As we enter another period of national lockdown, I reflect on the power of a pause.
Last year, I thoroughly enjoyed reading and scribbling all over @robpoynton‘s book ‘Do Pause’ for the fabulous @DoBookCo. One lunchtime, earlier on this year, I took some time to listen to his recent lecture ‘Why we all need to pause right now’. It couldn’t have been more what I needed to hear.
I just wanted to recognise, before we go any further, that for a lot of the population this time hasn’t been one of great pause but of immense busy-ness. For others it may have resulted in an unwelcome pause as they’ve seen an unexpected break in their work and drop in salary. For some, this pause will have been characterised by a continued use of food banks and the stress of juggling even more parts of life than usual. Many may be suffering from additional mental health concerns and loneliness. For those of us without these feelings and concerns, take a moment to be grateful for all that you have. Also notice the feelings that do arise for you. Notice them and appreciate that they exist. Someone else’s suffering being greater doesn’t negate the existence of your own.

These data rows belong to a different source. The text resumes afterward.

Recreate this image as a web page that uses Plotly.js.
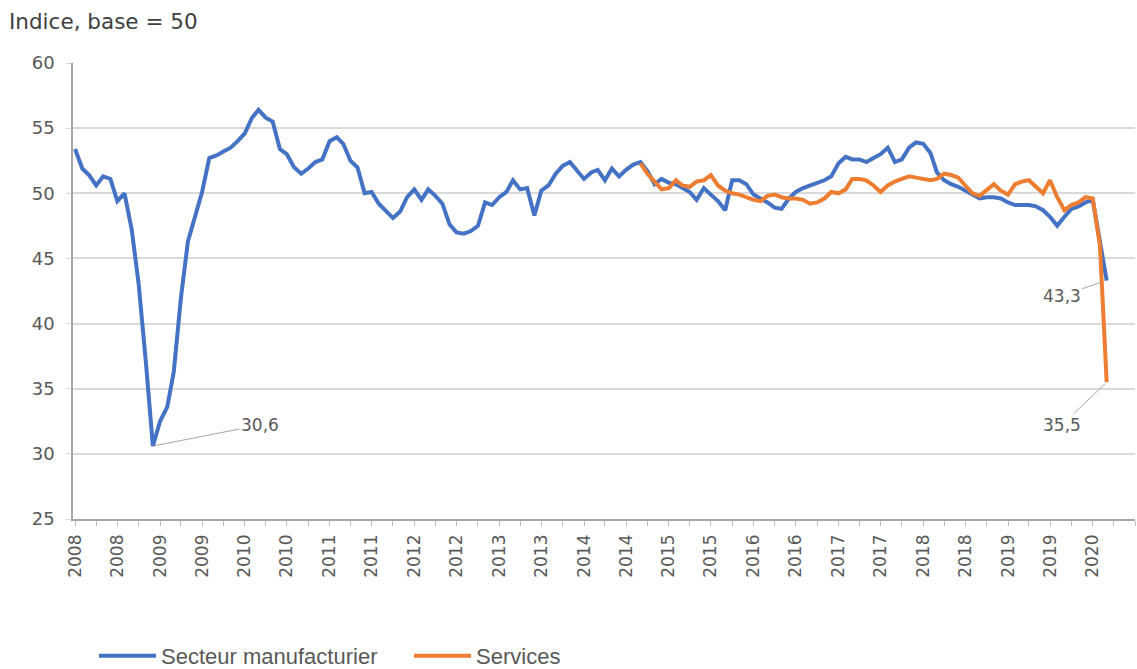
<!DOCTYPE html>
<html>
<head>
<meta charset="utf-8">
<script src="https://cdn.plot.ly/plotly-3.0.1.min.js"></script>
<style>
  html, body { margin: 0; padding: 0; background: #ffffff; }
  #chart { width: 1137px; height: 669px; }
</style>
</head>
<body>
<div id="chart"></div>
<script>
// ---- Data (monthly, Jan 2008 – Mar 2020) ----
const startMonth = "2008-01";
const seriesNames = ["Secteur manufacturier", "Services"];
const manufacturier = [
  53.4,51.9,51.4,50.6,51.3,51.1,49.4,50.0,47.2,43.0,37.0,30.6,
  32.5,33.6,36.3,42.0,46.3,48.2,50.1,52.7,52.9,53.2,53.5,54.0,
  54.6,55.8,56.4,55.8,55.5,53.4,53.0,52.0,51.5,51.9,52.4,52.6,
  54.0,54.3,53.8,52.5,52.0,50.0,50.1,49.2,48.6,48.1,48.6,49.7,
  50.3,49.5,50.3,49.8,49.2,47.6,47.0,46.9,47.1,47.5,49.3,49.1,
  49.7,50.1,51.0,50.3,50.4,48.3,50.2,50.6,51.5,52.1,52.4,51.8,
  51.1,51.6,51.8,51.0,51.9,51.3,51.8,52.2,52.4,51.7,50.7,51.1,
  50.8,50.7,50.4,50.1,49.5,50.4,49.9,49.4,48.7,51.0,51.0,50.7,
  49.9,49.6,49.3,48.9,48.8,49.6,50.1,50.4,50.6,50.8,51.0,51.3,
  52.3,52.8,52.6,52.6,52.4,52.7,53.0,53.5,52.4,52.6,53.5,53.9,
  53.8,53.1,51.6,51.0,50.7,50.5,50.2,49.9,49.6,49.7,49.7,49.6,
  49.3,49.1,49.1,49.1,49.0,48.7,48.2,47.5,48.2,48.8,49.0,49.3,
  49.5,46.5,43.3
];
// Services series starts Sep 2014
const services = [
  52.3,51.5,50.9,50.3,50.4,51.0,50.6,50.5,50.9,51.0,51.4,50.6,
  50.2,50.0,49.9,49.7,49.5,49.4,49.8,49.9,49.7,49.6,49.6,49.5,
  49.2,49.3,49.6,50.1,50.0,50.3,51.1,51.1,51.0,50.6,50.1,50.6,
  50.9,51.1,51.3,51.2,51.1,51.0,51.1,51.5,51.4,51.2,50.6,50.0,
  49.8,50.2,50.7,50.2,49.9,50.7,50.9,51.0,50.5,50.0,51.0,49.7,
  48.7,49.1,49.3,49.7,49.6,46.0,35.5
];

// ---- Build month dates ----
const months = [];
{
  const y0 = parseInt(startMonth.slice(0, 4), 10);
  const m0 = parseInt(startMonth.slice(5, 7), 10) - 1;
  for (let i = 0; i < manufacturier.length; i++) {
    const y = y0 + Math.floor((m0 + i) / 12);
    const m = (m0 + i) % 12 + 1;
    months.push(y + "-" + String(m).padStart(2, "0") + "-01");
  }
}
const servicesX = months.slice(months.length - services.length);

const fmt = v => v.toFixed(1).replace(".", ",");
const minIdx = manufacturier.indexOf(Math.min(...manufacturier));
const lastM = manufacturier.length - 1;
const lastS = services.length - 1;

const textColor = "#595959";
const fontFam = "DejaVu Sans, Verdana, sans-serif";

const traces = [
  {
    x: months, y: manufacturier, name: seriesNames[0], type: "scatter", mode: "lines",
    line: { color: "#4472C4", width: 4, shape: "linear" }, hoverinfo: "x+y"
  },
  {
    x: servicesX, y: services, name: seriesNames[1], type: "scatter", mode: "lines",
    line: { color: "#ED7D31", width: 4, shape: "linear" }, hoverinfo: "x+y"
  }
];

const annFont = { family: fontFam, size: 17, color: textColor };
const layout = {
  width: 1137, height: 669,
  paper_bgcolor: "#ffffff", plot_bgcolor: "#ffffff",
  margin: { l: 73, r: 2, t: 63, b: 150, autoexpand: false },
  title: {
    text: "Indice, base = 50",
    font: { family: fontFam, size: 21.5, color: "#404040" },
    x: 9 / 1137, xanchor: "left", xref: "container",
    y: 1 - 21 / 669, yanchor: "middle", yref: "container"
  },
  showlegend: true,
  legend: {
    orientation: "h", x: 0.0198, xanchor: "left", xref: "paper",
    y: 1 - 656 / 669, yanchor: "middle", yref: "container",
    font: { family: "Liberation Sans, Arial, sans-serif", size: 22, color: textColor },
    entrywidth: 243, entrywidthmode: "pixels", itemwidth: 57
  },
  xaxis: {
    type: "date",
    range: ["2007-12-23", "2020-07-01"],
    tick0: "2008-01-01", dtick: "M6", tickformat: "%Y",
    tickangle: -90,
    tickfont: { family: fontFam, size: 17, color: textColor },
    ticks: "outside", ticklen: 5, tickcolor: "#bfbfbf", tickwidth: 1,
    ticklabelstandoff: 2,
    minor: { dtick: "M3", tick0: "2008-01-01", ticks: "outside", ticklen: 5, tickcolor: "#bfbfbf", showgrid: false },
    showgrid: false, zeroline: false,
    showline: true, linecolor: "#a6a6a6", linewidth: 1.5,
    automargin: false, fixedrange: true
  },
  yaxis: {
    range: [25, 60], dtick: 5, tick0: 25,
    tickfont: { family: fontFam, size: 18, color: textColor },
    ticks: "outside", ticklen: 5, tickcolor: "#d9d9d9",
    ticklabelstandoff: 8,
    gridcolor: "#d9d9d9", gridwidth: 1.5,
    showline: true, linecolor: "#a6a6a6", linewidth: 1.5,
    zeroline: false, automargin: false, fixedrange: true
  },
  annotations: [
    {
      x: months[minIdx], y: manufacturier[minIdx], xref: "x", yref: "y",
      text: fmt(manufacturier[minIdx]), font: annFont,
      showarrow: true, arrowhead: 0, arrowwidth: 1, arrowcolor: "#a6a6a6",
      ax: 107, ay: -21, standoff: 2
    },
    {
      x: months[lastM], y: manufacturier[lastM], xref: "x", yref: "y",
      text: fmt(manufacturier[lastM]), font: annFont,
      showarrow: true, arrowhead: 0, arrowwidth: 1, arrowcolor: "#a6a6a6",
      ax: -45, ay: 15, standoff: 6
    },
    {
      x: servicesX[lastS], y: services[lastS], xref: "x", yref: "y",
      text: fmt(services[lastS]), font: annFont,
      showarrow: true, arrowhead: 0, arrowwidth: 1, arrowcolor: "#a6a6a6",
      ax: -45, ay: 43, standoff: 2
    }
  ]
};

Plotly.newPlot("chart", traces, layout, { displayModeBar: false, responsive: false });
</script>
</body>
</html>
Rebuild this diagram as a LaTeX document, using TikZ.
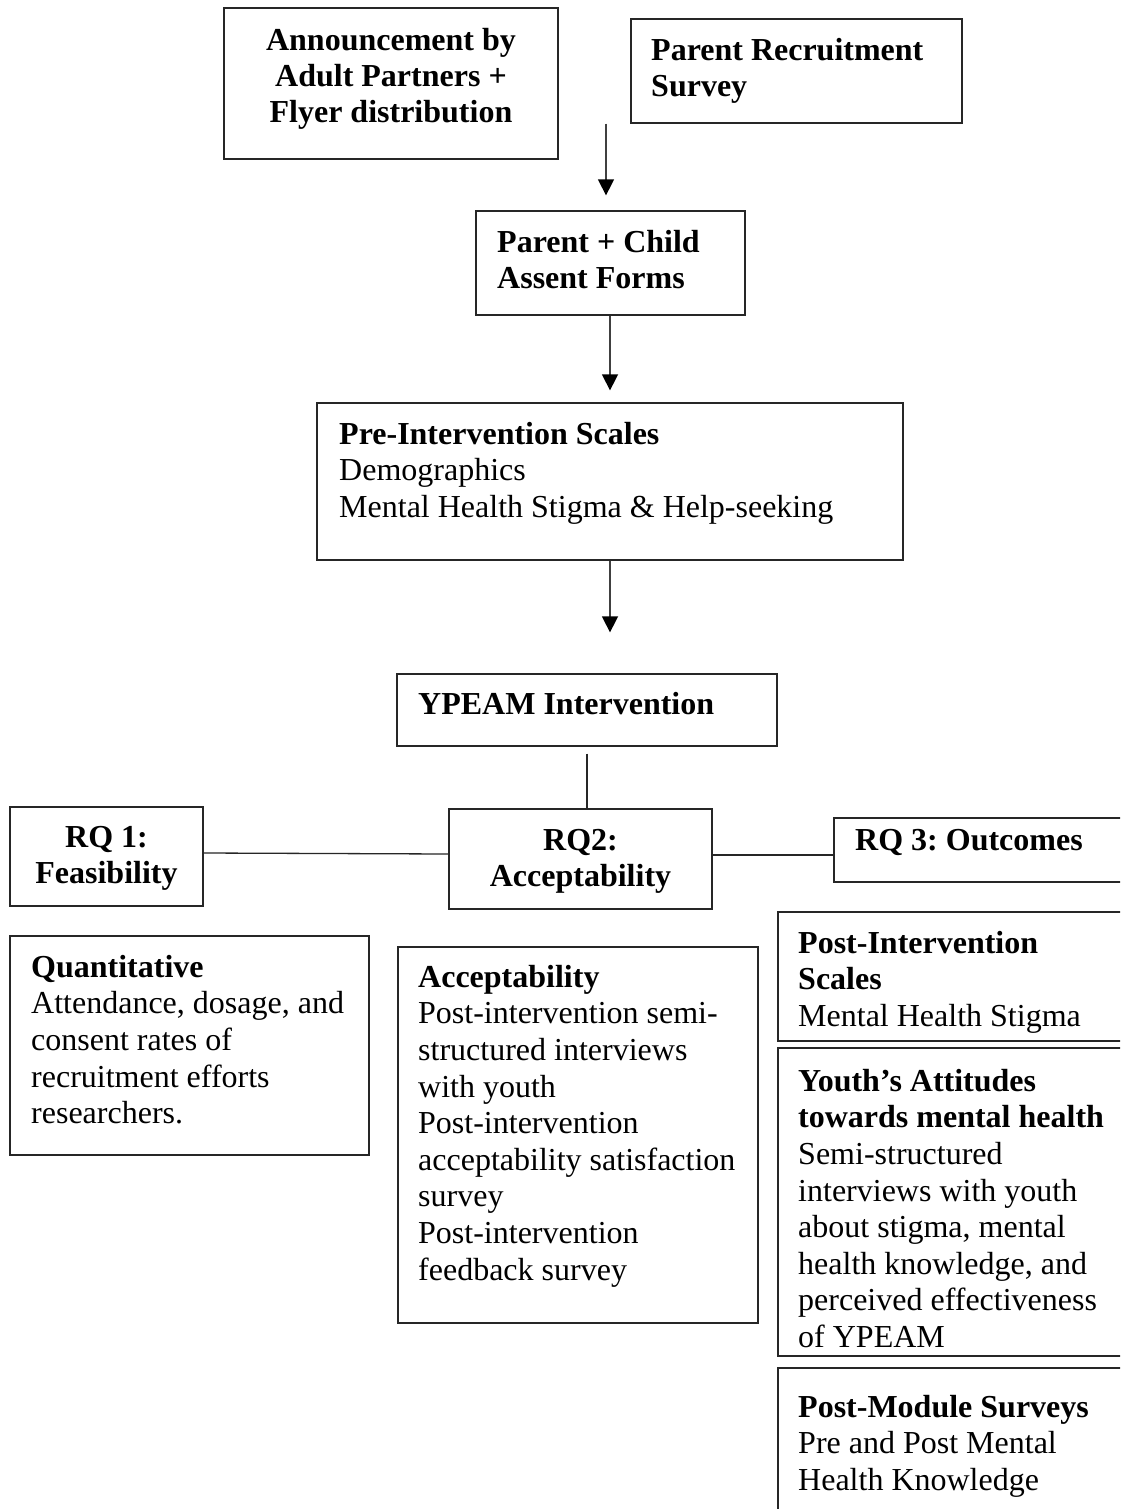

The tiniest of pauses may still count whatever context we find ourselves in at this time. A small example from Robert: take a breath & count to one as you pass through a door. Or something I’ve been practising of late: setting a timer for 5 minutes and focus on nothing but your breathing in the quietest place you can find. Or sit and listen to one piece of music you wouldn’t normally listen to, focusing on the sensations as you hear it for the first time. Whatever it is, take a moment to ground yourself and resist lurching from one crisis or Zoom meeting to the next.
For many of us, this pause has granted us permission to engage in daily exercise, permission to spend time with family, permission to read, bake, garden, do all the things we never have the time for. Over the years, I’ve been interested in the idea of express permission to drive behaviours. Get curious – What is this pause giving you permission for? How can you give into that rather than automatically filling your time with obligation?
This time contains uncertainty deep and wide. It’s ok to not know what’s going on – we can accept and own this without letting it paralyse us. John Keats’ theory of negative capability is helpful at this time – ‘Able to be in uncertainty without irritable reaching after fact and reason.’
The risk of this particular pause is that we get frantic in our bias to action & for those of us not on the frontline, we can reach for this unnecessarily. We might instead choose to hold our desire to ‘get out of this’ to one side and be willing to be in the uncertainty of it.
‘There ain’t no answer. There ain’t going to be any answer. There never has been an answer. That’s the answer.’ Gertrude Stein.
This pause holds the space open for a time of willingness, kindness and permission to try new things – the stakes are lower. Don’t pander to the sensation that there is an answer to be known and sought.
In Zadie Smith’s recent reflections, written in lockdown, she writes, ‘I’m not the only person on this earth who has no idea what life is for, nor what is to be done with all this time aside from filling it.’
We can choose to leave the illusions of urgency and productivity aside and instead sink into this background of stillness and quiet. We can invite ourselves to stop, enjoy, notice, take in the beauty of the things around us but also the quality of those things inside us too.
We can use this pause and stillness to get straight to the important questions: What do you miss? What do you not miss? What has faded away that you are glad about? What might you choose to let go of? Notice what’s naturally slipping away and what’s rising to the surface. I enjoy receiving monthly journal prompts from Alex Elle that can help to reach the heart of a thing.
Instead of giving into the pressure of productivity, we could choose to experience some ‘inhale’ time to refresh, centre and nourish our energies. How might you differentiate between inhale and exhale time in your days? Aim to move between productivity and replenishment, rather than just using replenishment as an antidote to extended periods of productivity that leave you exhausted.
The promise of this pause is both enormous and unknown. Our challenge is to put it to constructive use. Note: this does not mean frantic productivity! Let’s wonder at what might happen when everyone’s attention is in the same place. All of us visibly vulnerable together.
Pay attention to your energy. Hold yourself gently and kindly.